Beloved, true faith doesn’t just happen. It is the gift of God’s grace by which you trust in Jesus Christ. It comes through hearing and hearing through the speaking of Christ. It comes through water included with God’s command and combined with God’s word. And true thankfulness doesn’t just happen either. It proceeds from recognition of our need for God’s mercy and flows back to God through Jesus Christ. Where are the nine? Jesus asked. Was no one found to return and give praise to God except this foreigner? Jesus recognized the praise and thanksgiving laid at His feet as praise and thanksgiving to God. The nine had a whole new life as a gift from Jesus. Their list of possibilities had just exploded. But Jesus expressed disappointment that they were not thankful to God. Unlike the one, the nine did not have faith that worshipped at Jesus’ feet, faith that saved them.

Are you a person of faith? There is a reason the church has confessed the historic creeds in worship down through the ages. They lead us to confess who the one true God is and how He comes to us in Jesus Christ. Receiving Him is faith, the faith once delivered to the saints, the faith through which salvation is given to you.

The word “faith” itself can mean a thousand different things to thousands of different people. It is a fashionable word today. It is a political positive today thrown about with gusto by candidates for office. But the faith the Heavenly Father gives you through the Holy Spirit is faith in Jesus Christ and His Word. It won’t get you elected president. It won’t insulate you from the struggles of this life. But it is the God-given channel for receiving God’s gracious forgiveness and His mercy in your struggles. It is the God-given channel for eternal life.

Where are the nine? God help us to lovingly bear witness to all whom we know of Him who pierces the darkness of death in this sinful world. God help us lovingly invite them to receive the healing Jesus continues to give and to lay their thanks to God at His feet.
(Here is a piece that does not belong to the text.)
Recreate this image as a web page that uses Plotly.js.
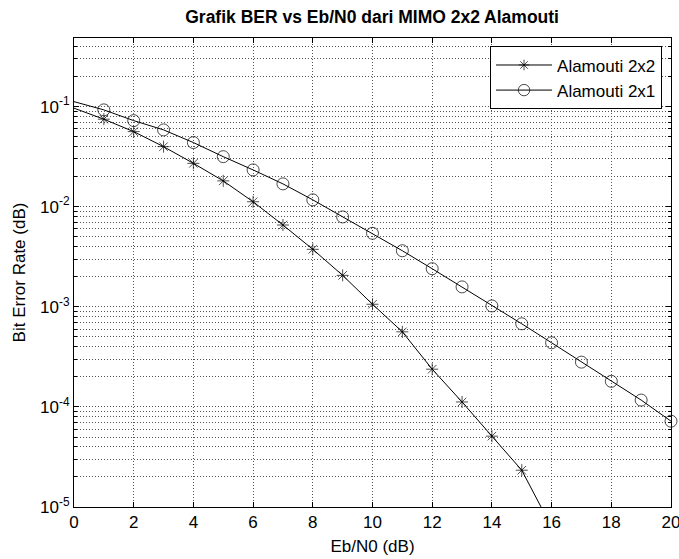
<!DOCTYPE html>
<html>
<head>
<meta charset="utf-8">
<script src="https://cdn.plot.ly/plotly-3.0.1.min.js"></script>
<style>html,body{margin:0;padding:0;background:#fff;}#chart{width:679px;height:559px;}</style>
</head>
<body>
<div id="chart"></div>
<script>
// Eb/N0 values (dB)
var ebno = [0,1,2,3,4,5,6,7,8,9,10,11,12,13,14,15,16,17,18,19,20];
// Alamouti 2x2 BER (last point falls below the visible range)
var ebno22 = [0,1,2,3,4,5,6,7,8,9,10,11,12,13,14,15,16];
var ber22 = [0.0964,0.0748,0.0562,0.0398,0.0271,0.0181,0.0112,0.00656,0.00375,0.00206,0.00106,0.000562,0.000238,0.000112,0.000051,0.0000233,0.0000063];
// Alamouti 2x1 BER
var ber21 = [0.112,0.0927,0.0724,0.0585,0.0437,0.0316,0.0233,0.0169,0.0117,0.0079,0.00542,0.00363,0.0024,0.00158,0.00102,0.000676,0.000437,0.00028,0.00018,0.000117,0.000072];
var xTicks = [0,2,4,6,8,10,12,14,16,18,20];
var yTickVals = [1e-5,1e-4,1e-3,1e-2,1e-1];
var yTickText = ['10<sup>-5</sup>','10<sup>-4</sup>','10<sup>-3</sup>','10<sup>-2</sup>','10<sup>-1</sup>'];
var seriesNames = ['Alamouti 2x2','Alamouti 2x1'];

var minorVals = [];
for (var e = -5; e <= -1; e++) {
  for (var m = 2; m <= 9; m++) {
    var v = m * Math.pow(10, e);
    if (v < 0.49) minorVals.push(v);
  }
}

var size22 = ebno22.map(function(x, i){ return (i === 0 || i === ebno22.length - 1) ? 0 : 10; });
var size21 = ebno.map(function(x, i){ return i === 0 ? 0 : 12; });

var font = 'Liberation Sans, Arial, sans-serif';
var traces = [
  {x: ebno22, y: ber22, name: seriesNames[0], type: 'scatter', mode: 'lines+markers',
   line: {color: '#000', width: 1},
   marker: {symbol: 'asterisk-open', size: size22, color: '#000', line: {color: '#000', width: 1}},
   cliponaxis: false},
  {x: ebno, y: ber21, name: seriesNames[1], type: 'scatter', mode: 'lines+markers',
   line: {color: '#000', width: 1},
   marker: {symbol: 'circle-open', size: size21, color: '#000', line: {color: '#000', width: 1}},
   cliponaxis: false}
];

var gridCol = '#555';
var gdash = '1px,2px';
var layout = {
  width: 679, height: 559,
  margin: {l: 74, r: 8, t: 38, b: 52},
  paper_bgcolor: '#fff', plot_bgcolor: '#fff',
  font: {family: font, size: 17, color: '#000'},
  title: {text: '<b>Grafik BER vs Eb/N0 dari MIMO 2x2 Alamouti</b>', font: {family: font, size: 17.5, color: '#000'},
          x: 0.548, xanchor: 'center', y: 0.969, yanchor: 'middle'},
  showlegend: true,
  legend: {x: 0.985, y: 0.982, xanchor: 'right', yanchor: 'top', bgcolor: '#fff',
           bordercolor: '#000', borderwidth: 1, font: {family: font, size: 17, color: '#000'},
           tracegroupgap: 0, itemwidth: 56},
  xaxis: {
    range: [0, 20], tickmode: 'array', tickvals: xTicks,
    showline: true, linecolor: '#000', linewidth: 1, mirror: 'allticks',
    ticks: 'inside', ticklen: 5, tickcolor: '#000',
    showgrid: true, gridcolor: gridCol, griddash: gdash, gridwidth: 1,
    zeroline: false, ticklabeloverflow: 'allow',
    tickfont: {family: font, size: 17, color: '#000'},
    title: {text: 'Eb/N0 (dB)', font: {family: font, size: 17, color: '#000'}, standoff: 8}
  },
  yaxis: {
    type: 'log', range: [-5, -0.315], tickmode: 'array', tickvals: yTickVals, ticktext: yTickText,
    showline: true, linecolor: '#000', linewidth: 1, mirror: 'allticks',
    ticks: 'inside', ticklen: 5, tickcolor: '#000',
    showgrid: true, gridcolor: gridCol, griddash: gdash, gridwidth: 1,
    zeroline: false,
    tickfont: {family: font, size: 17, color: '#000'},
    minor: {tickmode: 'array', tickvals: minorVals, ticks: 'inside', ticklen: 3, tickcolor: '#000',
            showgrid: true, gridcolor: gridCol, griddash: gdash, gridwidth: 1},
    title: {text: 'Bit Error Rate (dB)', font: {family: font, size: 17, color: '#000'}, standoff: 10}
  }
};

Plotly.newPlot('chart', traces, layout, {displayModeBar: false, staticPlot: true});
</script>
</body>
</html>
The value, the worth, the benefit of faith comes from its object. The object of your faith is the Son of God, Jesus Christ, risen from the dead. As He speaks to you and feeds you and cleanses you today His word to you is the same as to the healed leper. “Rise, journey, your faith has made you well.” Or as we might also say to one another, “Rise, journey, Jesus has made you well.” Amen.

The peace of God which passes all understanding guard your hearts and minds in Christ Jesus. Amen.